Stated exercise –
Give the listing again exactly, omitting its images.
═════ Rows
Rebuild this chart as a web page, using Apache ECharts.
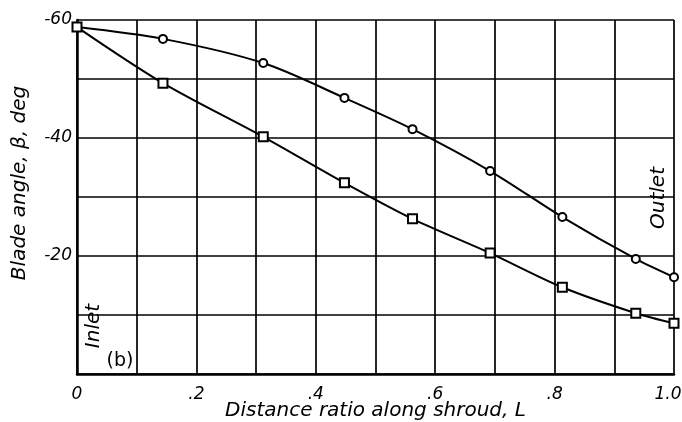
<!DOCTYPE html>
<html>
<head>
<meta charset="utf-8">
<script src="https://cdn.jsdelivr.net/npm/echarts@6/dist/echarts.min.js"></script>
<style>
html,body{margin:0;padding:0;background:#fff;}
#chart{width:682px;height:422px;}
</style>
</head>
<body>
<div id="chart"></div>
<script>
// Data
const distanceRatio = [0, 0.144, 0.312, 0.448, 0.562, 0.692, 0.813, 0.936, 1.0];
const circleAngles  = [-58.8, -56.8, -52.7, -46.8, -41.5, -34.4, -26.6, -19.5, -16.4];
const squareAngles  = [-58.8, -49.3, -40.2, -32.4, -26.3, -20.5, -14.7, -10.3, -8.6];
const xTickLabels = {0: '0', 2: '.2', 4: '.4', 6: '.6', 8: '.8', 10: '1.0'};
const yTickLabels = {'-60': '-60', '-40': '-40', '-20': '-20'};

const FONT = 'DejaVu Sans';
const chart = echarts.init(document.getElementById('chart'), null, {renderer: 'canvas'});

function pairs(xs, ys) { return xs.map((x, i) => [x, ys[i]]); }

chart.setOption({
  animation: false,
  backgroundColor: '#fff',
  grid: {left: 77, right: 8, top: 20, bottom: 48, containLabel: false, outerBoundsMode: 'none'},
  xAxis: {
    type: 'value', min: 0, max: 1, interval: 0.1,
    name: 'Distance ratio along shroud, L',
    nameLocation: 'middle', nameGap: 27, nameMoveOverlap: false,
    nameTextStyle: {fontFamily: FONT, fontStyle: 'italic', fontSize: 20, color: '#000'},
    axisLine: {show: true, onZero: false, lineStyle: {color: '#000', width: 2.5}},
    axisTick: {show: false},
    splitLine: {show: true, lineStyle: {color: '#000', width: 1.7}},
    axisLabel: {
      fontFamily: FONT, fontStyle: 'italic', fontSize: 17, color: '#000', margin: 12,
      formatter: v => {
        const k = Math.round(v * 10);
        if (k === 10) return '{last|' + xTickLabels[k] + '}';
        return xTickLabels[k] !== undefined ? xTickLabels[k] : '';
      },
      rich: {last: {fontFamily: FONT, fontStyle: 'italic', fontSize: 17, color: '#000', padding: [0, 12, 0, 0]}}
    }
  },
  yAxis: {
    type: 'value', min: -60, max: 0, interval: 10, inverse: true,
    axisLine: {show: true, onZero: false, lineStyle: {color: '#000', width: 2.5}},
    axisTick: {show: false},
    splitLine: {show: true, lineStyle: {color: '#000', width: 1.7}},
    axisLabel: {
      fontFamily: FONT, fontStyle: 'italic', fontSize: 17, color: '#000', margin: 5,
      formatter: v => { const k = String(Math.round(v)); return yTickLabels[k] !== undefined ? yTickLabels[k] : ''; }
    }
  },
  series: [
    {
      name: 'circles', type: 'line', data: pairs(distanceRatio, circleAngles),
      smooth: 0.3, symbol: 'emptyCircle', symbolSize: 8,
      lineStyle: {color: '#000', width: 2},
      itemStyle: {color: '#000', borderColor: '#000', borderWidth: 1.7}
    },
    {
      name: 'squares', type: 'line', data: pairs(distanceRatio, squareAngles),
      smooth: 0.3, symbol: 'emptyRect', symbolSize: 9,
      lineStyle: {color: '#000', width: 2},
      itemStyle: {color: '#000', borderColor: '#000', borderWidth: 1.7}
    }
  ],
  graphic: [
    {type: 'text', x: 20, y: 183, rotation: Math.PI / 2,
     style: {text: 'Blade angle, β, deg', fill: '#000', font: 'italic 20px "DejaVu Sans"', textAlign: 'center', textVerticalAlign: 'middle'}},
    {type: 'text', x: 94, y: 326, rotation: Math.PI / 2,
     style: {text: 'Inlet', fill: '#000', font: 'italic 20px "DejaVu Sans"', textAlign: 'center', textVerticalAlign: 'middle'}},
    {type: 'text', x: 120, y: 361,
     style: {text: '(b)', fill: '#000', font: '19px "DejaVu Sans"', textAlign: 'center', textVerticalAlign: 'middle'}},
    {type: 'text', x: 659, y: 198, rotation: Math.PI / 2,
     style: {text: 'Outlet', fill: '#000', font: 'italic 20px "DejaVu Sans"', textAlign: 'center', textVerticalAlign: 'middle'}}
  ]
});
</script>
</body>
</html>
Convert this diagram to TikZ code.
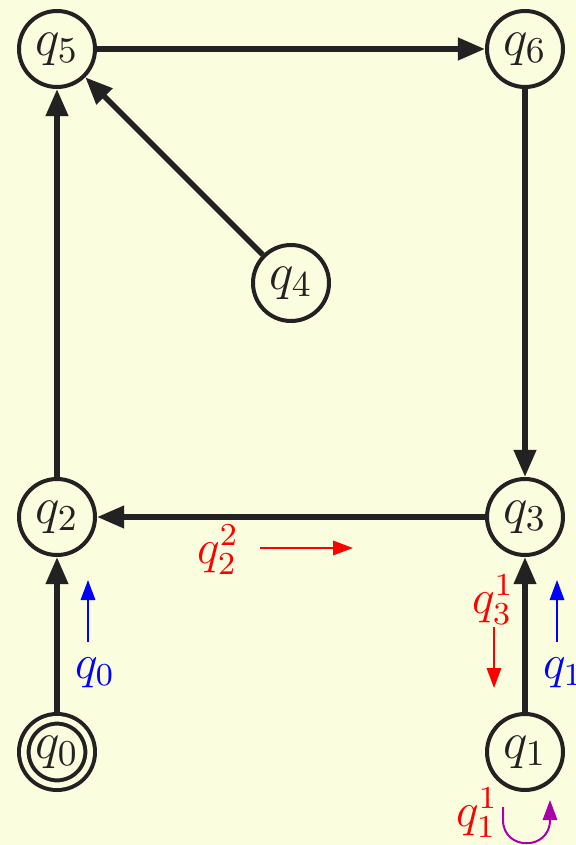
\documentclass[tikz,border=0pt]{standalone}
\usepackage{fix-cm}
\usetikzlibrary{arrows.meta}
\definecolor{bg}{RGB}{250,253,222}
\definecolor{ink}{RGB}{34,34,34}
\definecolor{myred}{RGB}{255,0,0}
\definecolor{myblue}{RGB}{0,0,255}
\definecolor{mypurple}{RGB}{170,0,170}
\begin{document}
\begin{tikzpicture}[x=0.25pt,y=-0.25pt,
  state/.style={circle,draw=ink,line width=1pt,minimum size=19pt,inner sep=0pt,
    font=\fontsize{13}{15}\selectfont,text=ink},
  acc/.style={state,minimum size=16.6pt,double=bg,double distance=1.4pt,outer sep=1.7pt},
  trans/.style={draw=ink,line width=1.4pt,-{Triangle[length=6.8pt,width=5.4pt]}},
  lbl/.style={inner sep=0pt,font=\fontsize{12}{14}\selectfont},
  ann/.style={line width=0.5pt,-{Triangle[length=5pt,width=3.6pt]}}
]
\fill[bg] (0,0) rectangle (576,845);
\useasboundingbox (0,0) rectangle (576,845);

\node[state] (q5) at (57,49) {$q_5$};
\node[state] (q6) at (525,49) {$q_6$};
\node[state] (q4) at (291,283) {$q_4$};
\node[state] (q2) at (57,517) {$q_2$};
\node[state] (q3) at (525,517) {$q_3$};
\node[acc] (q0) at (57,752) {$q_0$};
\node[state] (q1) at (525,752) {$q_1$};

\draw[trans] (q0) -- (q2);
\draw[trans] (q1) -- (q3);
\draw[trans] (q2) -- (q5);
\draw[trans] (q4) -- (q5);
\draw[trans] (q5) -- (q6);
\draw[trans] (q6) -- (q3);
\draw[trans] (q3) -- (q2);

% blue annotations
\coordinate (b0s) at (88,642); \coordinate (b0e) at (88,580);
\draw[ann,myblue] (b0s) -- (b0e);
\node[lbl,text=myblue] (l0) at (95,673) {$q_0$};
\coordinate (b1s) at (557,642); \coordinate (b1e) at (557,580);
\draw[ann,myblue] (b1s) -- (b1e);
\node[lbl,text=myblue] (l1) at (563,673) {$q_1$};

% red annotations
\node[lbl,text=myred] (l31) at (493,600) {$q_3^1$};
\coordinate (r3s) at (494,627); \coordinate (r3e) at (494,688);
\draw[ann,myred] (r3s) -- (r3e);
\node[lbl,text=myred] (l22) at (218,550) {$q_2^2$};
\coordinate (r2s) at (260,548); \coordinate (r2e) at (353,548);
\draw[ann,myred] (r2s) -- (r2e);
\node[lbl,text=myred] (l11) at (477,813) {$q_1^1$};

% purple loop
\coordinate (ps) at (503,807); \coordinate (pe) at (550,800);
\draw[ann,mypurple] (ps) -- (503,820) .. controls (503,851) and (550,851) .. (550,820) -- (pe);
\end{tikzpicture}
\end{document}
══════════
Exercise output –
Rebuild this chart as a web page, using Apache ECharts.
<!DOCTYPE html>
<html>
<head>
<meta charset="utf-8">
<script src="https://cdn.jsdelivr.net/npm/echarts@6/dist/echarts.min.js"></script>
<style>
html,body{margin:0;padding:0;background:#fff;}
#chart{width:682px;height:422px;}
</style>
</head>
<body>
<div id="chart"></div>
<script>
// Data
const distanceRatio = [0, 0.144, 0.312, 0.448, 0.562, 0.692, 0.813, 0.936, 1.0];
const circleAngles  = [-58.8, -56.8, -52.7, -46.8, -41.5, -34.4, -26.6, -19.5, -16.4];
const squareAngles  = [-58.8, -49.3, -40.2, -32.4, -26.3, -20.5, -14.7, -10.3, -8.6];
const xTickLabels = {0: '0', 2: '.2', 4: '.4', 6: '.6', 8: '.8', 10: '1.0'};
const yTickLabels = {'-60': '-60', '-40': '-40', '-20': '-20'};

const FONT = 'DejaVu Sans';
const chart = echarts.init(document.getElementById('chart'), null, {renderer: 'canvas'});

function pairs(xs, ys) { return xs.map((x, i) => [x, ys[i]]); }

chart.setOption({
  animation: false,
  backgroundColor: '#fff',
  grid: {left: 77, right: 8, top: 20, bottom: 48, containLabel: false, outerBoundsMode: 'none'},
  xAxis: {
    type: 'value', min: 0, max: 1, interval: 0.1,
    name: 'Distance ratio along shroud, L',
    nameLocation: 'middle', nameGap: 27, nameMoveOverlap: false,
    nameTextStyle: {fontFamily: FONT, fontStyle: 'italic', fontSize: 20, color: '#000'},
    axisLine: {show: true, onZero: false, lineStyle: {color: '#000', width: 2.5}},
    axisTick: {show: false},
    splitLine: {show: true, lineStyle: {color: '#000', width: 1.7}},
    axisLabel: {
      fontFamily: FONT, fontStyle: 'italic', fontSize: 17, color: '#000', margin: 12,
      formatter: v => {
        const k = Math.round(v * 10);
        if (k === 10) return '{last|' + xTickLabels[k] + '}';
        return xTickLabels[k] !== undefined ? xTickLabels[k] : '';
      },
      rich: {last: {fontFamily: FONT, fontStyle: 'italic', fontSize: 17, color: '#000', padding: [0, 12, 0, 0]}}
    }
  },
  yAxis: {
    type: 'value', min: -60, max: 0, interval: 10, inverse: true,
    axisLine: {show: true, onZero: false, lineStyle: {color: '#000', width: 2.5}},
    axisTick: {show: false},
    splitLine: {show: true, lineStyle: {color: '#000', width: 1.7}},
    axisLabel: {
      fontFamily: FONT, fontStyle: 'italic', fontSize: 17, color: '#000', margin: 5,
      formatter: v => { const k = String(Math.round(v)); return yTickLabels[k] !== undefined ? yTickLabels[k] : ''; }
    }
  },
  series: [
    {
      name: 'circles', type: 'line', data: pairs(distanceRatio, circleAngles),
      smooth: 0.3, symbol: 'emptyCircle', symbolSize: 8,
      lineStyle: {color: '#000', width: 2},
      itemStyle: {color: '#000', borderColor: '#000', borderWidth: 1.7}
    },
    {
      name: 'squares', type: 'line', data: pairs(distanceRatio, squareAngles),
      smooth: 0.3, symbol: 'emptyRect', symbolSize: 9,
      lineStyle: {color: '#000', width: 2},
      itemStyle: {color: '#000', borderColor: '#000', borderWidth: 1.7}
    }
  ],
  graphic: [
    {type: 'text', x: 20, y: 183, rotation: Math.PI / 2,
     style: {text: 'Blade angle, β, deg', fill: '#000', font: 'italic 20px "DejaVu Sans"', textAlign: 'center', textVerticalAlign: 'middle'}},
    {type: 'text', x: 94, y: 326, rotation: Math.PI / 2,
     style: {text: 'Inlet', fill: '#000', font: 'italic 20px "DejaVu Sans"', textAlign: 'center', textVerticalAlign: 'middle'}},
    {type: 'text', x: 120, y: 361,
     style: {text: '(b)', fill: '#000', font: '19px "DejaVu Sans"', textAlign: 'center', textVerticalAlign: 'middle'}},
    {type: 'text', x: 659, y: 198, rotation: Math.PI / 2,
     style: {text: 'Outlet', fill: '#000', font: 'italic 20px "DejaVu Sans"', textAlign: 'center', textVerticalAlign: 'middle'}}
  ]
});
</script>
</body>
</html>
Convert this diagram to TikZ code.
\documentclass[tikz,border=0pt]{standalone}
\usepackage{fix-cm}
\usetikzlibrary{arrows.meta}
\definecolor{bg}{RGB}{250,253,222}
\definecolor{ink}{RGB}{34,34,34}
\definecolor{myred}{RGB}{255,0,0}
\definecolor{myblue}{RGB}{0,0,255}
\definecolor{mypurple}{RGB}{170,0,170}
\begin{document}
\begin{tikzpicture}[x=0.25pt,y=-0.25pt,
  state/.style={circle,draw=ink,line width=1pt,minimum size=19pt,inner sep=0pt,
    font=\fontsize{13}{15}\selectfont,text=ink},
  acc/.style={state,minimum size=16.6pt,double=bg,double distance=1.4pt,outer sep=1.7pt},
  trans/.style={draw=ink,line width=1.4pt,-{Triangle[length=6.8pt,width=5.4pt]}},
  lbl/.style={inner sep=0pt,font=\fontsize{12}{14}\selectfont},
  ann/.style={line width=0.5pt,-{Triangle[length=5pt,width=3.6pt]}}
]
\fill[bg] (0,0) rectangle (576,845);
\useasboundingbox (0,0) rectangle (576,845);

\node[state] (q5) at (57,49) {$q_5$};
\node[state] (q6) at (525,49) {$q_6$};
\node[state] (q4) at (291,283) {$q_4$};
\node[state] (q2) at (57,517) {$q_2$};
\node[state] (q3) at (525,517) {$q_3$};
\node[acc] (q0) at (57,752) {$q_0$};
\node[state] (q1) at (525,752) {$q_1$};

\draw[trans] (q0) -- (q2);
\draw[trans] (q1) -- (q3);
\draw[trans] (q2) -- (q5);
\draw[trans] (q4) -- (q5);
\draw[trans] (q5) -- (q6);
\draw[trans] (q6) -- (q3);
\draw[trans] (q3) -- (q2);

% blue annotations
\coordinate (b0s) at (88,642); \coordinate (b0e) at (88,580);
\draw[ann,myblue] (b0s) -- (b0e);
\node[lbl,text=myblue] (l0) at (95,673) {$q_0$};
\coordinate (b1s) at (557,642); \coordinate (b1e) at (557,580);
\draw[ann,myblue] (b1s) -- (b1e);
\node[lbl,text=myblue] (l1) at (563,673) {$q_1$};

% red annotations
\node[lbl,text=myred] (l31) at (493,600) {$q_3^1$};
\coordinate (r3s) at (494,627); \coordinate (r3e) at (494,688);
\draw[ann,myred] (r3s) -- (r3e);
\node[lbl,text=myred] (l22) at (218,550) {$q_2^2$};
\coordinate (r2s) at (260,548); \coordinate (r2e) at (353,548);
\draw[ann,myred] (r2s) -- (r2e);
\node[lbl,text=myred] (l11) at (477,813) {$q_1^1$};

% purple loop
\coordinate (ps) at (503,807); \coordinate (pe) at (550,800);
\draw[ann,mypurple] (ps) -- (503,820) .. controls (503,851) and (550,851) .. (550,820) -- (pe);
\end{tikzpicture}
\end{document}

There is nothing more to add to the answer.